* GOAL
Reproduce exactly the lines starting at the line that contains "Give me the Chart.js source for this chart." and ending at the line that contains "16.67, 0, 0, 0, 0];". Omit pictures.

* THE INPUT
━━━━
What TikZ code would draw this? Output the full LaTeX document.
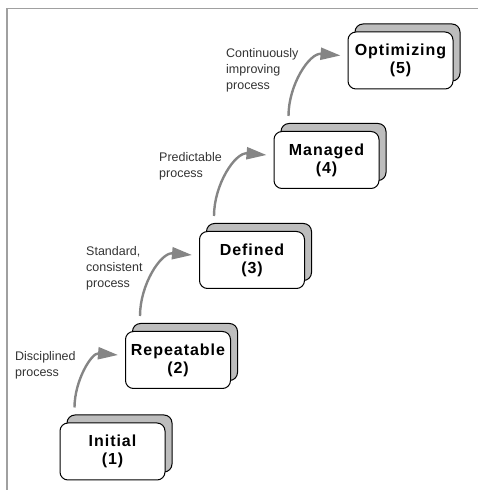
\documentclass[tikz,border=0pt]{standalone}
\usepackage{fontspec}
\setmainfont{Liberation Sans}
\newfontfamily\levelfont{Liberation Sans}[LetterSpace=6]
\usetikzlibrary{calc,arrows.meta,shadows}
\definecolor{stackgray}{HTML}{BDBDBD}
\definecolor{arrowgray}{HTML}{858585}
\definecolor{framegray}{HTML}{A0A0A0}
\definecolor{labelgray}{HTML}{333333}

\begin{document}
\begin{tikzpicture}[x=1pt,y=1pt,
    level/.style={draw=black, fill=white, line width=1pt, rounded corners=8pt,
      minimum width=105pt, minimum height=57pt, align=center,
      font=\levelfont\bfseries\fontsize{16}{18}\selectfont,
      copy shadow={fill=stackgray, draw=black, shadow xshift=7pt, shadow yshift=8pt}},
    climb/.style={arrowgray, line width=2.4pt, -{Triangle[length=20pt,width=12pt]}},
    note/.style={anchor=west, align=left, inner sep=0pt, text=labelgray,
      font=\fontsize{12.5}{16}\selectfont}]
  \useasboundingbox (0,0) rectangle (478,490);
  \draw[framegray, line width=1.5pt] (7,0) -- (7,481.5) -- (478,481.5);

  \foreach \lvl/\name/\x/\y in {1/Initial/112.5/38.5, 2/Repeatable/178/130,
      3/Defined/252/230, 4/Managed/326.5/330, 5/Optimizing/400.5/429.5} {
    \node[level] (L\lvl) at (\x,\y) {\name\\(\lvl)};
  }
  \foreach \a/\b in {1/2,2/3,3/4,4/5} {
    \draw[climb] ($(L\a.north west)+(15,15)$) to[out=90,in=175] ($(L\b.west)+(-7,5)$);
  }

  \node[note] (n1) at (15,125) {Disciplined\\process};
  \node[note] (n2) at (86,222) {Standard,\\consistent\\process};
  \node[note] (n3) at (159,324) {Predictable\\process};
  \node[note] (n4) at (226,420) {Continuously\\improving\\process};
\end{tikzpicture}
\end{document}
━━━━
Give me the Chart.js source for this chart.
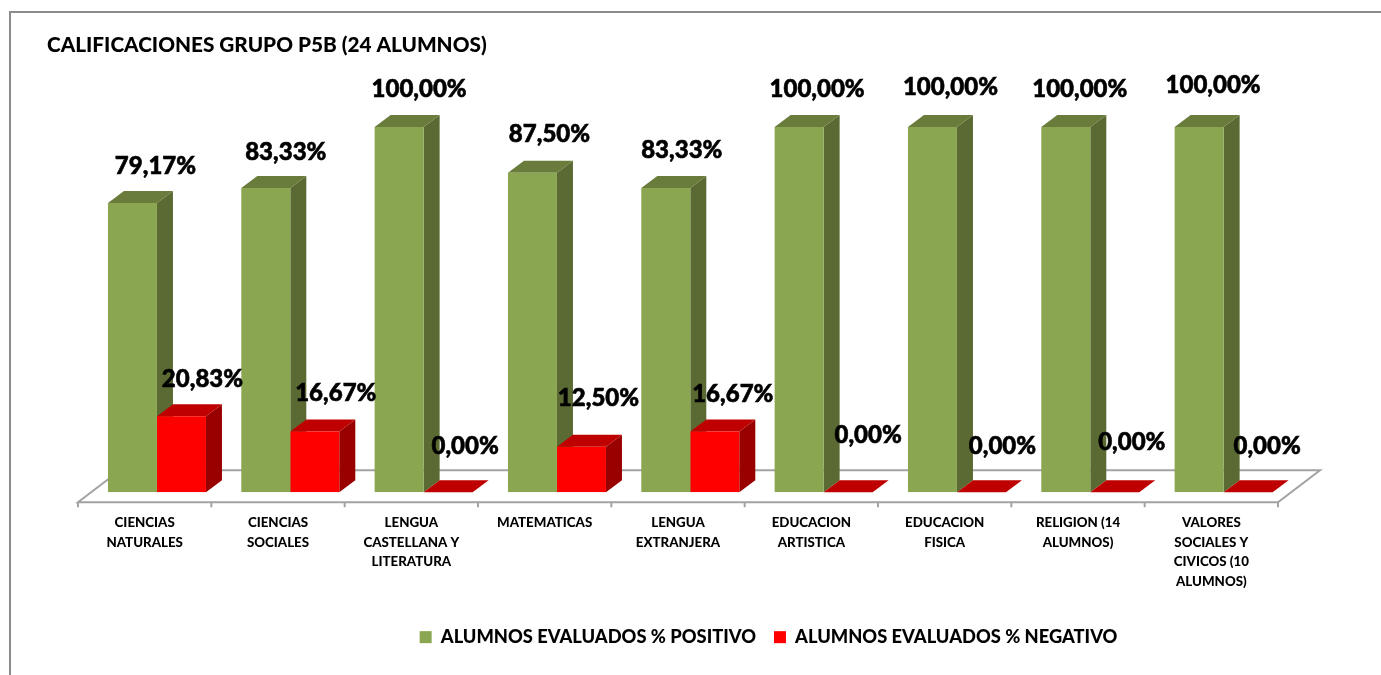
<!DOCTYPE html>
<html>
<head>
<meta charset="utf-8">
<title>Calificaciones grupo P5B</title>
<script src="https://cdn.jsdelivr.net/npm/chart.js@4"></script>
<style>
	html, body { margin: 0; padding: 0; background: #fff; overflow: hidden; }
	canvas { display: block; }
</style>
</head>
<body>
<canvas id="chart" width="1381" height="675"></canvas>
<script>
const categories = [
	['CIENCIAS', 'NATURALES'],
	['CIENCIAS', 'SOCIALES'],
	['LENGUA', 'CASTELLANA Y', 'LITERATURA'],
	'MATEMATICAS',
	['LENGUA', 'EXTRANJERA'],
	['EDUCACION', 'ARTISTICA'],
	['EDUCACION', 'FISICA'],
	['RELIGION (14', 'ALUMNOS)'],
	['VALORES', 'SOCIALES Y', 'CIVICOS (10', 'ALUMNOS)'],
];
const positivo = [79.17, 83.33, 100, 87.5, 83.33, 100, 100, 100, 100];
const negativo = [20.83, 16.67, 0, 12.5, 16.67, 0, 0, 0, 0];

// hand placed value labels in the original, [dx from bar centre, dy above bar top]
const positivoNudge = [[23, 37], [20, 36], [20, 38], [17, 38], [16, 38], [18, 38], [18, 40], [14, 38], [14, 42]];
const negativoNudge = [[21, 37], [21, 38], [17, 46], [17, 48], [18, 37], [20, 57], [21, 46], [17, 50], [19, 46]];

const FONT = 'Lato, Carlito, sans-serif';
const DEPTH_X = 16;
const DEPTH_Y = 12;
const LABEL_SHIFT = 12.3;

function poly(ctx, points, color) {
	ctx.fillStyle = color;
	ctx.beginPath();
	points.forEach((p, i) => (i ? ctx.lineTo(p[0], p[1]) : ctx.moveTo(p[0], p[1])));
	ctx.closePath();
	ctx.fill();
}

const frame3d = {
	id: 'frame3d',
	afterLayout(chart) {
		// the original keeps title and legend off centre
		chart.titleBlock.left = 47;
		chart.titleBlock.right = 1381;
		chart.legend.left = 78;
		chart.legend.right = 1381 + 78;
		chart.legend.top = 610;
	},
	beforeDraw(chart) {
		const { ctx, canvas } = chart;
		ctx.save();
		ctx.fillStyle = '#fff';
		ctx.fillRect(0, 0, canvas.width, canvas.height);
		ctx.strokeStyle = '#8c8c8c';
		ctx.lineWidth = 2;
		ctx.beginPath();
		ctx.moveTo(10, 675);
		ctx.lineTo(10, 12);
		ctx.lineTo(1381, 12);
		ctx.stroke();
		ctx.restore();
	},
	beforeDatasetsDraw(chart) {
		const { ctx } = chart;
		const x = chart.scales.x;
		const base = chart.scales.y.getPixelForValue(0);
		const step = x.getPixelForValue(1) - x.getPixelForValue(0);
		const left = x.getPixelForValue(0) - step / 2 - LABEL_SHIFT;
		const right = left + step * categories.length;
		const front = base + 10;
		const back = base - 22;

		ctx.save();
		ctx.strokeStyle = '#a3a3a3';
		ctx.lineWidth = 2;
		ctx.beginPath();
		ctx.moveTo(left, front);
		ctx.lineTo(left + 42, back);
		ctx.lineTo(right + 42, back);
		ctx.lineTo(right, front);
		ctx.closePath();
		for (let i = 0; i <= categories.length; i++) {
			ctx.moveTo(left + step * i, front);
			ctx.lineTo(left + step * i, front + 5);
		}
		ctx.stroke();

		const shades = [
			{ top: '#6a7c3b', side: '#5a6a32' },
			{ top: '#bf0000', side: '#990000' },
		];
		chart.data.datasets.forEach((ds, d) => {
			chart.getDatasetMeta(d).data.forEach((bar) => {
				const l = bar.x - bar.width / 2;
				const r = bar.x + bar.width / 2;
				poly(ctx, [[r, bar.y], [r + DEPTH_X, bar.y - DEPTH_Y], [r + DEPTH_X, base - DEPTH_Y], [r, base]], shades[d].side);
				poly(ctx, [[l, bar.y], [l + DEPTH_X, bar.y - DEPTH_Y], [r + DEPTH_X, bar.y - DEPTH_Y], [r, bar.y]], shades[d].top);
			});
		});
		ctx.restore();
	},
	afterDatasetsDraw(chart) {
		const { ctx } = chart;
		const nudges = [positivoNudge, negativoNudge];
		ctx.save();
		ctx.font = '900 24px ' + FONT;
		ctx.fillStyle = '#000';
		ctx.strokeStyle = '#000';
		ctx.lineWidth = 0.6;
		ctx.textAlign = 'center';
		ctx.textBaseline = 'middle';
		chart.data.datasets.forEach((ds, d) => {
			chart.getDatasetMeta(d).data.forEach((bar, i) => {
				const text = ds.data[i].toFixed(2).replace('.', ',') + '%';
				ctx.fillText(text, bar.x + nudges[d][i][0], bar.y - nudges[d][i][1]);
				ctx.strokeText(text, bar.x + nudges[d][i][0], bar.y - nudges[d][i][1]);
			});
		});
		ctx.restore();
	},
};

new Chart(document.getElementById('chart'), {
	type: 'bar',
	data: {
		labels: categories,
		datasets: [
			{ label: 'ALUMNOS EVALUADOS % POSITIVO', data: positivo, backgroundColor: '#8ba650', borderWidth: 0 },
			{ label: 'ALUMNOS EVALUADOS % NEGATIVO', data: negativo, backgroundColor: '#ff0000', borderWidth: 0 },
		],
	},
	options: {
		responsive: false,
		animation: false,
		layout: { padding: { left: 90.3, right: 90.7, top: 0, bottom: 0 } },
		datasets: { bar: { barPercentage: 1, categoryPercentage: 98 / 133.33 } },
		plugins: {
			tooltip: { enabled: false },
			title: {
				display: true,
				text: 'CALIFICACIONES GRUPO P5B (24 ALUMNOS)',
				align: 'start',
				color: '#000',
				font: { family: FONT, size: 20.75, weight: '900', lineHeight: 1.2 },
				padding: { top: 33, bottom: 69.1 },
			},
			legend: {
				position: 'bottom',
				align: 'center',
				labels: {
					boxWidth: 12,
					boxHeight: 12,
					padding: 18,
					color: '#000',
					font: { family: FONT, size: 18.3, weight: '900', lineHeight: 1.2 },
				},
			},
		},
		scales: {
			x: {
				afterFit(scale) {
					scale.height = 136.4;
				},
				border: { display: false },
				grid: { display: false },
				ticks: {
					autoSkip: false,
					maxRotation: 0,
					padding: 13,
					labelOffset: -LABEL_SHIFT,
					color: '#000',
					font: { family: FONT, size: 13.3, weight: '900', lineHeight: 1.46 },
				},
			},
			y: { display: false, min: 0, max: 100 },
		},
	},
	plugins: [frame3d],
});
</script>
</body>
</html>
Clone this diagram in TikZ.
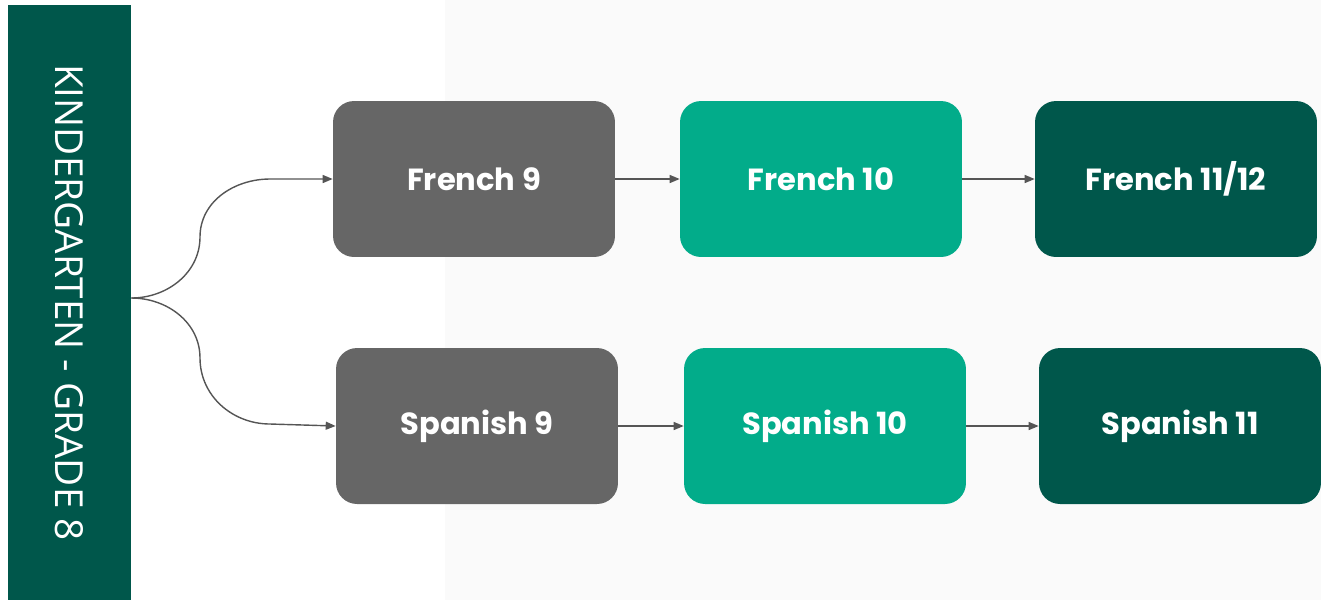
━━━━
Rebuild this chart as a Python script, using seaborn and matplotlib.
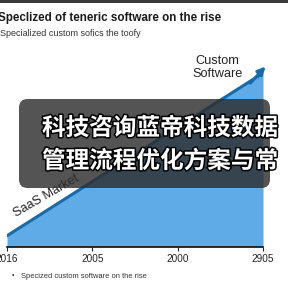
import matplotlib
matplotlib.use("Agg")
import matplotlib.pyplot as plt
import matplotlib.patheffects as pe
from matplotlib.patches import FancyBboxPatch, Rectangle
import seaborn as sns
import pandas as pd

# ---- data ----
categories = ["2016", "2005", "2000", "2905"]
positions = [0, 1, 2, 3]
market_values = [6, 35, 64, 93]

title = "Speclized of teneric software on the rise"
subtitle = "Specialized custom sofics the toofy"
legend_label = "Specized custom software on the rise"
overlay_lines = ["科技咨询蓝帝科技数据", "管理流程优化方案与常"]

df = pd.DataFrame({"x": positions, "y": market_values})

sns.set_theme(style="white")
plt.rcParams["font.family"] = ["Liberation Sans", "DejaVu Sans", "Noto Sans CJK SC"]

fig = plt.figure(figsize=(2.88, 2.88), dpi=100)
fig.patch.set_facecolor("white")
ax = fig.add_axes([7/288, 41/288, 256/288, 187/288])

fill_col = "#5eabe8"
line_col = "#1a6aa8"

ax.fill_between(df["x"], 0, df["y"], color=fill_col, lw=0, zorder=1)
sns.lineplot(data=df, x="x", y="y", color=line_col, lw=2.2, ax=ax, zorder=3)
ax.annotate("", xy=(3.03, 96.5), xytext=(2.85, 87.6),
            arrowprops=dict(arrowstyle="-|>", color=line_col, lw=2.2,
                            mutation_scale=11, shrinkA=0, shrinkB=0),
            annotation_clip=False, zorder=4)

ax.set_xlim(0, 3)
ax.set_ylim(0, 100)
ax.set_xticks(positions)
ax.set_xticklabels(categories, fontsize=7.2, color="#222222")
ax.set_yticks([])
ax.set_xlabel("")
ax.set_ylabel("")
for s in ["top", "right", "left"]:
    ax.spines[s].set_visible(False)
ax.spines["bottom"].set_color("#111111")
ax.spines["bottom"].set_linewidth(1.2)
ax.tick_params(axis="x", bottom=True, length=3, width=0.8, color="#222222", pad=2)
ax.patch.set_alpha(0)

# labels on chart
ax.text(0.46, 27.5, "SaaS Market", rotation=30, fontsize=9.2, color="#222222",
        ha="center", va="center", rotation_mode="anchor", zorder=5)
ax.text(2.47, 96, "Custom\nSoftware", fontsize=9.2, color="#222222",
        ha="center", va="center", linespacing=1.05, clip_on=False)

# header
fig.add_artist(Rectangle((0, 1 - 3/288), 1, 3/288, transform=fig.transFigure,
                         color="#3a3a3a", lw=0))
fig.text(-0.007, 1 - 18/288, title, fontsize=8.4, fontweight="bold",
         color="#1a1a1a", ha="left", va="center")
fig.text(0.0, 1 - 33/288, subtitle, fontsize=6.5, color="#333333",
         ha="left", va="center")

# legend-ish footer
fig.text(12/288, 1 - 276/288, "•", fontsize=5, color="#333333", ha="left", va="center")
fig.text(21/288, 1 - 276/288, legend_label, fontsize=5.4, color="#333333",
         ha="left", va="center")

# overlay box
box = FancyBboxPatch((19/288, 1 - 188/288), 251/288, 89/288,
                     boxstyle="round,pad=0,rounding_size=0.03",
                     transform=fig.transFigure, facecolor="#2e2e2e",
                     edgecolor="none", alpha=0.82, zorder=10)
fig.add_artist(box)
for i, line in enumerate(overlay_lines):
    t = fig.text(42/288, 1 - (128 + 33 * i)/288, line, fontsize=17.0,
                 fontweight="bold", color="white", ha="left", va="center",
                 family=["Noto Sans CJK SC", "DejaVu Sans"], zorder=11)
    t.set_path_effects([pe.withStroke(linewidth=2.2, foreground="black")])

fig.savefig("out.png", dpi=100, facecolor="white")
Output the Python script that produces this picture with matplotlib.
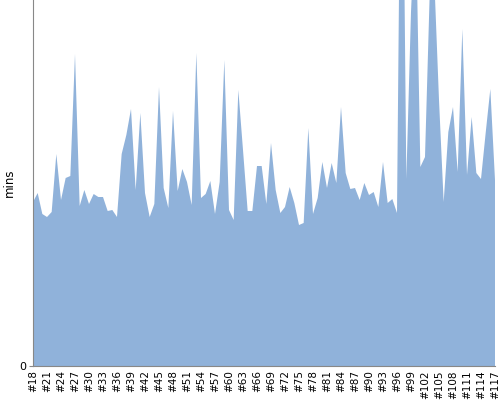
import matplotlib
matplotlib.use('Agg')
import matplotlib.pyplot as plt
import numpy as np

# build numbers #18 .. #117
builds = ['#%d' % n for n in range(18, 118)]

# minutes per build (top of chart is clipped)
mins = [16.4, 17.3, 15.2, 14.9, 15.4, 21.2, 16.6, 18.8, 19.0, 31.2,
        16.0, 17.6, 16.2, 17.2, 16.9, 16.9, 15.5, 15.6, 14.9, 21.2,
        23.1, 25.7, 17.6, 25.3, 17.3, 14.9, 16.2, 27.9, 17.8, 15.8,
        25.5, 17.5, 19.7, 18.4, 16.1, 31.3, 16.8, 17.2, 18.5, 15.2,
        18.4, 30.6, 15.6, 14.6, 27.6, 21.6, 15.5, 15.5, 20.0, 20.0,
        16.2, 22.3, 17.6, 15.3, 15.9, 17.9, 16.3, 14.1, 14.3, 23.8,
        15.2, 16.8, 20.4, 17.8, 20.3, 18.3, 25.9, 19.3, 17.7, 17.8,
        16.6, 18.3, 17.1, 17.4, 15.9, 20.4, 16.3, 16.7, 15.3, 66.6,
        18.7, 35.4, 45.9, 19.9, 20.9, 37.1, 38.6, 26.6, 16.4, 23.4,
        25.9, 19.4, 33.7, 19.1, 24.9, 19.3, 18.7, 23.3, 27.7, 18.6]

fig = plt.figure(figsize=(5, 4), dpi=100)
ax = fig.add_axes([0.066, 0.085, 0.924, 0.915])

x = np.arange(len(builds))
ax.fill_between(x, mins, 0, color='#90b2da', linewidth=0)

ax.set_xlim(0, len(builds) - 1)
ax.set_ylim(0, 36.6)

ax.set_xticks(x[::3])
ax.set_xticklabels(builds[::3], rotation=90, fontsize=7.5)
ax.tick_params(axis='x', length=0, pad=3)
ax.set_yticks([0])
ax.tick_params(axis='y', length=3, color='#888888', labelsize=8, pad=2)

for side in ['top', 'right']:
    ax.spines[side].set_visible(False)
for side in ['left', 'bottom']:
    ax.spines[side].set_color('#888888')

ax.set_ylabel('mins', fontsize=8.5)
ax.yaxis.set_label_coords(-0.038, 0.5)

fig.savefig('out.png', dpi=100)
━━━━
* PROBLEM SOLUTION
Give me the Chart.js source for this chart.
<!DOCTYPE html>
<html>
<head>
<meta charset="utf-8">
<title>Calificaciones grupo P5B</title>
<script src="https://cdn.jsdelivr.net/npm/chart.js@4"></script>
<style>
	html, body { margin: 0; padding: 0; background: #fff; overflow: hidden; }
	canvas { display: block; }
</style>
</head>
<body>
<canvas id="chart" width="1381" height="675"></canvas>
<script>
const categories = [
	['CIENCIAS', 'NATURALES'],
	['CIENCIAS', 'SOCIALES'],
	['LENGUA', 'CASTELLANA Y', 'LITERATURA'],
	'MATEMATICAS',
	['LENGUA', 'EXTRANJERA'],
	['EDUCACION', 'ARTISTICA'],
	['EDUCACION', 'FISICA'],
	['RELIGION (14', 'ALUMNOS)'],
	['VALORES', 'SOCIALES Y', 'CIVICOS (10', 'ALUMNOS)'],
];
const positivo = [79.17, 83.33, 100, 87.5, 83.33, 100, 100, 100, 100];
const negativo = [20.83, 16.67, 0, 12.5, 16.67, 0, 0, 0, 0];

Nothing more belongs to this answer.